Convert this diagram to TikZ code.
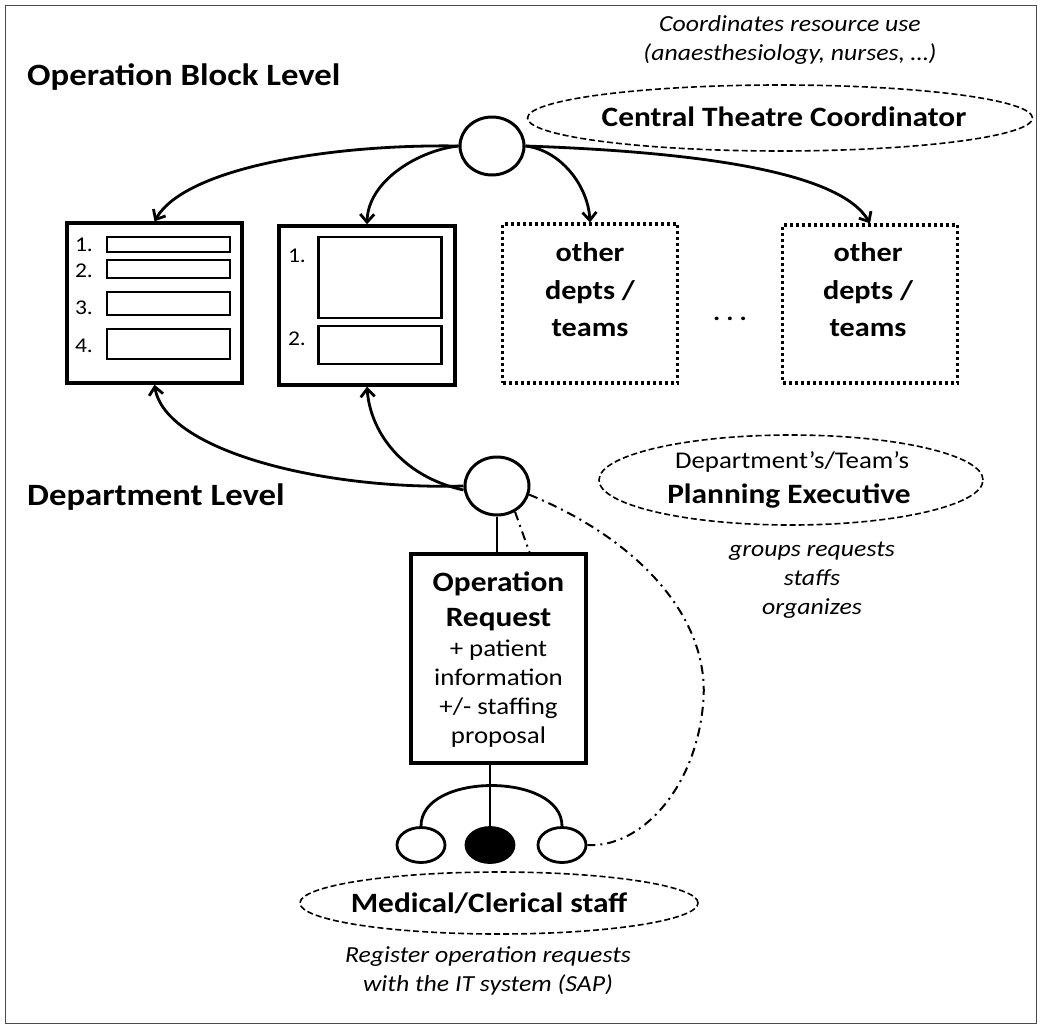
\documentclass[tikz,border=0pt]{standalone}
\usepackage{fontspec}
\setmainfont{Carlito}[FakeStretch=1.12]
\usetikzlibrary{arrows.meta,shapes.geometric}
\begin{document}
\begin{tikzpicture}[x=1pt,y=-1pt,
  hd/.style={font=\fontsize{31}{34}\selectfont\bfseries, anchor=west, inner sep=0},
  bt/.style={font=\fontsize{28}{36}\selectfont\bfseries, align=center, inner sep=0},
  rt/.style={font=\fontsize{24}{29}\selectfont, align=center, inner sep=0},
  it/.style={font=\fontsize{23}{29}\selectfont\itshape, align=center, inner sep=0},
  num/.style={font=\fontsize{21}{24}\selectfont, inner sep=0},
  solidbox/.style={draw, line width=3.4pt},
  bar/.style={draw, line width=2.8pt},
  dotbox/.style={draw, line width=3.2pt, dash pattern=on 3pt off 3pt},
  circ/.style={draw, ellipse, line width=3pt, minimum width=64pt, minimum height=58pt, inner sep=0},
  sm/.style={draw, ellipse, line width=2.8pt, minimum width=48pt, minimum height=35pt, inner sep=0},
  role/.style={draw, ellipse, line width=1.6pt, dash pattern=on 6pt off 3pt, inner sep=0},
  conn/.style={line width=2.8pt},
  arr/.style={line width=2.8pt, -{Straight Barb[length=8pt,width=14pt,line width=2.8pt]}},
  dd/.style={line width=2pt, dash pattern=on 9pt off 5pt on 2pt off 5pt}
]
\useasboundingbox (0,0) rectangle (1041,1028);
\draw[line width=1pt, black!70] (5,5) rectangle (1036,1023);

% headings
\node[hd] (h1) at (27,77) {Operation Block Level};
\node[hd] (h2) at (27,497) {Department Level};

% central theatre coordinator
\node[it] (ctct) at (790,40) {Coordinates resource use\\(anaesthesiology, nurses, \dots)};
\node[role, minimum width=505pt, minimum height=66pt] (cte) at (780,118) {};
\node[bt] (ctc) at (784,117) {Central Theatre Coordinator};
\node[circ] (c1) at (492,146) {};

% department boxes
\node[solidbox, minimum width=175pt, minimum height=160pt, inner sep=0] (b1) at (154.5,303) {};
\node[bar, minimum width=123pt, minimum height=15pt, inner sep=0] (b1a) at (168.5,244.5) {};
\node[bar, minimum width=123pt, minimum height=18pt, inner sep=0] (b1b) at (168.5,269) {};
\node[bar, minimum width=123pt, minimum height=23pt, inner sep=0] (b1c) at (168.5,303.5) {};
\node[bar, minimum width=123pt, minimum height=30pt, inner sep=0] (b1d) at (168.5,344) {};
\node[num] (n11) at (84,245) {1.};
\node[num] (n12) at (84,271) {2.};
\node[num] (n13) at (84,308) {3.};
\node[num] (n14) at (84,346) {4.};

\node[solidbox, minimum width=176pt, minimum height=159pt, inner sep=0] (b2) at (367,305.5) {};
\node[bar, minimum width=123pt, minimum height=81pt, inner sep=0] (b2a) at (380,277.5) {};
\node[bar, minimum width=123pt, minimum height=38pt, inner sep=0] (b2b) at (380,345) {};
\node[num] (n21) at (297,256) {1.};
\node[num] (n22) at (297,339) {2.};

\node[dotbox, minimum width=175pt, minimum height=159pt, inner sep=0] (b3) at (590,303.5) {};
\node[bt, font=\fontsize{27}{37.5}\selectfont\bfseries] (t3) at (590,290) {other\\depts /\\teams};
\node[dotbox, minimum width=175pt, minimum height=158pt, inner sep=0] (b4) at (870,304) {};
\node[bt, font=\fontsize{27}{37.5}\selectfont\bfseries] (t4) at (868,290) {other\\depts /\\teams};
\node[font=\fontsize{24}{24}\selectfont\bfseries, inner sep=0] (dots) at (730,319) {.\hspace{6pt}.\hspace{6pt}.};

% arrows from central coordinator
\draw[arr] (c1.west) .. controls (330,144) and (185,168) .. (b1.north);
\draw[arr] (c1.west) .. controls (420,150) and (368,180) .. (b2.north);
\draw[arr] (c1.east) .. controls (560,150) and (588,185) .. (b3.north);
\draw[arr] (c1.east) .. controls (700,152) and (840,172) .. (b4.north);

% planning executive
\node[circ] (c2) at (497,486) {};
\node[role, minimum width=384pt, minimum height=90pt] (pe) at (791,480) {};
\node[rt] (pe1) at (792,462) {Department's/Team's};
\node[bt] (pe2) at (789,496) {Planning Executive};
\node[it] (pet) at (812,580) {groups requests\\staffs\\organizes};

\draw[arr] (c2.west) .. controls (320,490) and (165,450) .. (b1.south);
\draw[arr] ([yshift=-4pt]c2.west) .. controls (400,476) and (370,430) .. (b2.south);

% operation request
\node[solidbox, minimum width=175pt, minimum height=209pt, inner sep=0] (or) at (498.5,658.5) {};
\node[bt, font=\fontsize{28}{35}\selectfont\bfseries] (ort) at (498.5,601) {Operation\\Request};
\node[rt, font=\fontsize{24}{29}\selectfont] (orsub) at (498.5,694) {+ patient\\information\\+/- staffing\\proposal};
\draw[conn] (c2.south) -- (c2.south |- or.north);

% staff
\node[sm] (ls) at (421,845) {};
\node[sm, fill=black] (ms) at (490,845) {};
\node[sm] (rs) at (562,845) {};
\draw[conn] (ms.north) -- (ms.north |- or.south);
\draw[conn] (ls.north) .. controls (421,772) and (562,772) .. (rs.north);

\node[role, minimum width=398pt, minimum height=62pt] (mce) at (499,903) {};
\node[bt] (mc) at (489,903) {Medical/Clerical staff};
\node[it] (mct) at (488,971) {Register operation requests\\with the IT system (SAP)};

% dash-dot links
\coordinate (ortop) at ([xshift=31pt]or.north);
\draw[dd] (c2.-15) .. controls (640,540) and (712,620) .. (703,705) .. controls (695,790) and (640,848) .. (rs.east);
\draw[dd] (c2.-55) -- (ortop);
\end{tikzpicture}
\end{document}
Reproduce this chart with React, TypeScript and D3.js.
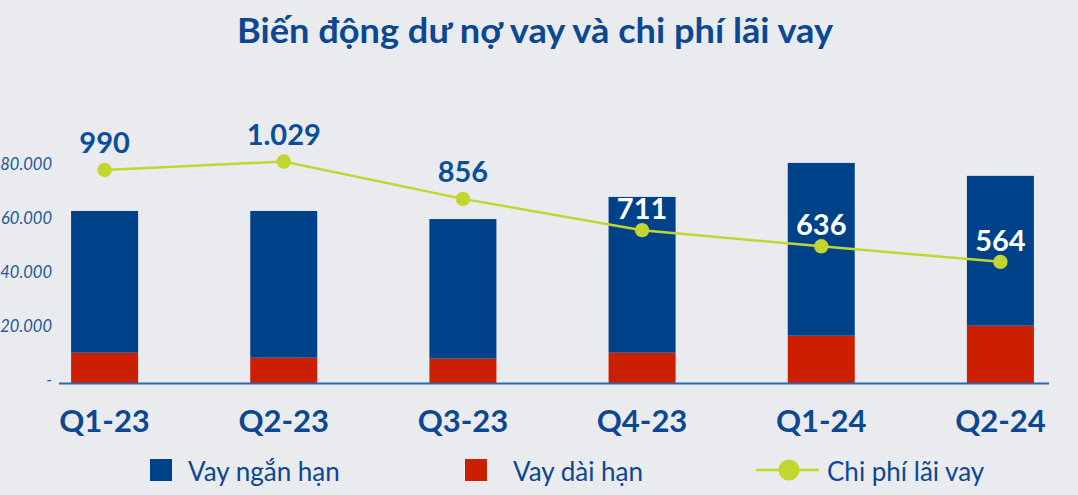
import * as d3 from "d3";

const categories = ["Q1-23", "Q2-23", "Q3-23", "Q4-23", "Q1-24", "Q2-24"];
const longTerm = [11400, 9550, 9200, 11400, 17700, 21400];
const shortTerm = [52500, 54350, 51700, 57700, 64000, 55500];
const interest = [990, 1029, 856, 711, 636, 564];
const yTicks = [0, 20000, 40000, 60000, 80000];

const W = 1078;
const H = 495;
const BLUE = "#00428a";
const RED = "#cc1f00";
const LIME = "#c2d62f";
const TEXT = "#0b4793";
const BG = "#e9ebee";
const FONT = "Lato, 'Open Sans', sans-serif";

const vn = d3.formatLocale({ thousands: ".", grouping: [3], decimal: ",", currency: ["", ""] });
const fmt = vn.format(",d");

export default function App() {
  const x = d3
    .scaleBand<string>()
    .domain(categories)
    .range([15, 1090])
    .paddingInner(0.626)
    .paddingOuter(0.313);
  const y = d3.scaleLinear().domain([0, 90000]).range([383.5, 140.5]);
  const yLine = d3.scaleLinear().domain([0, 1000]).range([383.5, 167.8]);

  const cx = (c: string) => (x(c) ?? 0) + x.bandwidth() / 2;

  const line = d3
    .line<number>()
    .x((_, i) => cx(categories[i]))
    .y((d) => yLine(d));

  return (
    <svg width={W} height={H} style={{ position: "absolute", left: 0, top: 0, background: BG }}>
      <rect width={W} height={H} fill={BG} />

      {/* title */}
      <text
        x={535}
        y={43}
        textAnchor="middle"
        fontFamily={FONT}
        fontWeight={700}
        fontSize={34}
        textLength={596}
        lengthAdjust="spacingAndGlyphs"
        fill={TEXT}
      >
        Biến động dư nợ vay và chi phí lãi vay
      </text>

      {/* y ticks */}
      {yTicks.map((t) => (
        <text
          key={t}
          x={52}
          y={y(t) - 2}
          textAnchor="end"
          dominantBaseline="middle"
          fontFamily={FONT}
          fontStyle="italic"
          fontSize={16.5}
          fill="#24589a"
        >
          {t === 0 ? "-" : fmt(t)}
        </text>
      ))}

      {/* bars */}
      {categories.map((c, i) => (
        <g key={c}>
          <rect x={x(c)} y={y(longTerm[i])} width={x.bandwidth()} height={y(0) - y(longTerm[i])} fill={RED} />
          <rect
            x={x(c)}
            y={y(longTerm[i] + shortTerm[i])}
            width={x.bandwidth()}
            height={y(longTerm[i]) - y(longTerm[i] + shortTerm[i])}
            fill={BLUE}
          />
        </g>
      ))}

      {/* axis line */}
      <line x1={59} x2={1049} y1={y(0)} y2={y(0)} stroke="#2e6aa8" strokeWidth={2} />

      {/* x labels */}
      {categories.map((c) => (
        <text key={c} x={cx(c)} y={431.5} textAnchor="middle" fontFamily={FONT} fontWeight={700} fontSize={31} fill={TEXT}>
          {c}
        </text>
      ))}

      {/* interest line */}
      <path d={line(interest) ?? ""} fill="none" stroke={LIME} strokeWidth={2.5} />
      {interest.map((v, i) => {
        const c = categories[i];
        const inside = yLine(v) > y(longTerm[i] + shortTerm[i]);
        return (
          <g key={c}>
            <circle cx={cx(c)} cy={yLine(v)} r={7.2} fill={LIME} />
            <text
              x={cx(c)}
              y={yLine(v) - (inside ? 11 : 17)}
              textAnchor="middle"
              fontFamily={FONT}
              fontWeight={700}
              fontSize={29}
              fill={inside ? "#ffffff" : "#0b4f9a"}
            >
              {fmt(v)}
            </text>
          </g>
        );
      })}

      {/* legend */}
      <rect x={150} y={459} width={22} height={22} fill={BLUE} />
      <text x={188} y={481} fontFamily={FONT} fontSize={26} fill={TEXT}>
        Vay ngắn hạn
      </text>
      <rect x={465} y={459} width={22} height={22} fill={RED} />
      <text x={513} y={481} fontFamily={FONT} fontSize={26} fill={TEXT}>
        Vay dài hạn
      </text>
      <line x1={756} x2={819} y1={470} y2={470} stroke={LIME} strokeWidth={2.5} />
      <circle cx={789} cy={470} r={10.5} fill={LIME} />
      <text x={827} y={481} fontFamily={FONT} fontSize={26} fill={TEXT}>
        Chi phí lãi vay
      </text>
    </svg>
  );
}
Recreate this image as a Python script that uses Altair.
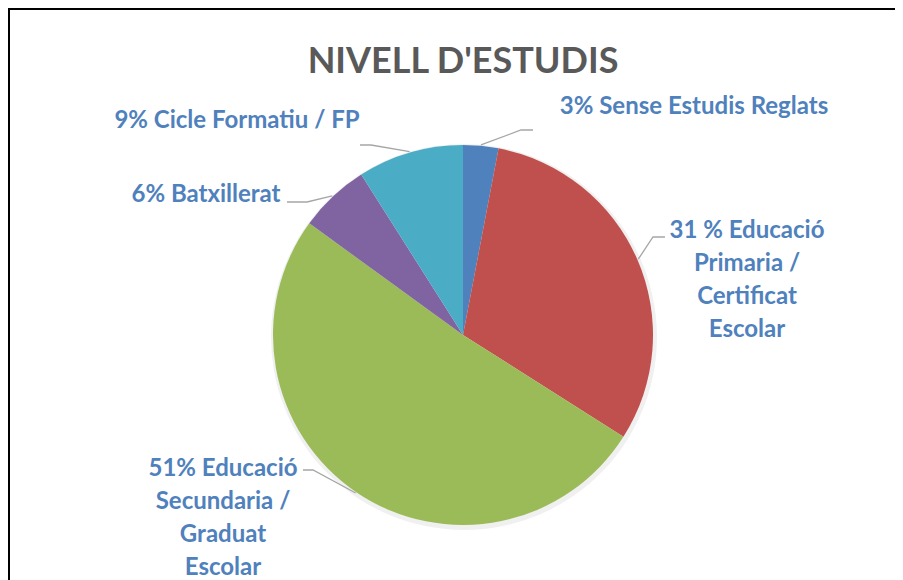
import math
import altair as alt
import pandas as pd

# ---- data ----
categories = ["Sense Estudis Reglats",
              "Educació Primaria / Certificat Escolar",
              "Educació Secundaria / Graduat Escolar",
              "Batxillerat",
              "Cicle Formatiu / FP"]
values = [3, 31, 51, 6, 9]
labels = ["3% Sense Estudis Reglats",
          "31 % Educació\nPrimaria /\nCertificat\nEscolar",
          "51% Educació\nSecundaria /\nGraduat\nEscolar",
          "6% Batxillerat",
          "9% Cicle Formatiu / FP"]
colors = ["#4F81BD", "#C0504D", "#9BBB59", "#8064A2", "#4BACC6"]
title_text = "NIVELL D'ESTUDIS"

# ---- layout ----
W, H = 887, 572
CX, CY, R = 455, 327, 190
FONT = "Lato"
label_pos = [(686, 106), (739, 230), (215, 468), (198, 194), (229, 120)]
line_heights = [33, 33, 33, 33, 33]
leader_elbow = [(513, 122), (645, 229), (305, 462), (299, 194), (363, 137)]
leader_end = [(525, 122), (657, 229), (295, 462), (279, 194), (352, 137)]

pie_df = pd.DataFrame({"cat": categories, "val": values, "ord": list(range(len(values)))})

# leader start points at slice mid-angles
total = sum(values)
rows = []
cum = 0
for i, v in enumerate(values):
    mid = (cum + v / 2) / total * 2 * math.pi
    cum += v
    sx = CX + (R + 1) * math.sin(mid)
    sy = CY - (R + 1) * math.cos(mid)
    pts = [(sx, sy), leader_elbow[i], leader_end[i]]
    for k, (px, py) in enumerate(pts):
        rows.append({"cat": categories[i], "k": k, "x": px, "y": py})
lead_df = pd.DataFrame(rows)

# one row per text line
lrows = []
for i, lab in enumerate(labels):
    for j, part in enumerate(lab.split("\n")):
        lrows.append({"cat": categories[i], "line": part,
                      "x": label_pos[i][0], "y": label_pos[i][1] + j * line_heights[i]})
lab_df = pd.DataFrame(lrows)

xs = alt.Scale(domain=[0, W], range=[0, W])
ys = alt.Scale(domain=[0, H], range=[0, H])
noax = None

pie = alt.Chart(pie_df).mark_arc(radius=R, strokeWidth=0).encode(
    theta=alt.Theta("val:Q", stack=True),
    color=alt.Color("cat:N", scale=alt.Scale(domain=categories, range=colors), legend=None),
    order=alt.Order("ord:Q"),
    x=alt.value(CX), y=alt.value(CY),
)

shadow = alt.Chart(pie_df).mark_arc(radius=R + 3, color="#000000", opacity=0.06, strokeWidth=0).encode(
    theta=alt.Theta("val:Q", stack=True),
    order=alt.Order("ord:Q"),
    x=alt.value(CX + 1), y=alt.value(CY + 2),
)

leaders = alt.Chart(lead_df).mark_line(color="#A6A6A6", strokeWidth=1.3).encode(
    x=alt.X("x:Q", scale=xs, axis=noax),
    y=alt.Y("y:Q", scale=ys, axis=noax),
    detail="cat:N",
    order="k:Q",
)

texts = alt.Chart(lab_df).mark_text(
    font=FONT, fontSize=24, fontWeight="bold", color="#4F81BD",
    align="center", baseline="alphabetic",
).encode(
    x=alt.X("x:Q", scale=xs, axis=noax),
    y=alt.Y("y:Q", scale=ys, axis=noax),
    text="line:N",
)

title = alt.Chart(pd.DataFrame({"t": [title_text]})).mark_text(
    font=FONT, fontSize=36, fontWeight="bold", color="#595959",
    align="center", baseline="alphabetic",
).encode(x=alt.value(CX), y=alt.value(65), text="t:N")

# cover for the right edge, so only the top and left frame edges show
cover_right = alt.Chart(pd.DataFrame({"a": [0]})).mark_rule(color="#ffffff", strokeWidth=6).encode(
    x=alt.value(W - 1), y=alt.value(3), y2=alt.value(H))
frame_top = alt.Chart(pd.DataFrame({"a": [0]})).mark_rule(color="#000000", strokeWidth=2).encode(
    x=alt.value(0), x2=alt.value(W), y=alt.value(1))
frame_left = alt.Chart(pd.DataFrame({"a": [0]})).mark_rule(color="#000000", strokeWidth=2).encode(
    x=alt.value(1), y=alt.value(0), y2=alt.value(H))

chart = alt.layer(shadow, pie, leaders, texts, title, cover_right, frame_top, frame_left).properties(
    width=W, height=H, autosize=alt.AutoSizeParams(type="none"), padding=0,
    background="white",
).configure_view(strokeWidth=0, stroke="#ffffff", strokeOpacity=0)

chart.save("out.html", embed_options={"renderer": "svg", "actions": False})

********************

Exercise brief. Start with the line that includes "Reproduce this chart" and finish with the line that includes "import * as": reproduce those lines exactly, nothing before or after, and omit any pictures.

Solution.
Reproduce this chart with React, TypeScript and D3.js.
import * as d3 from "d3";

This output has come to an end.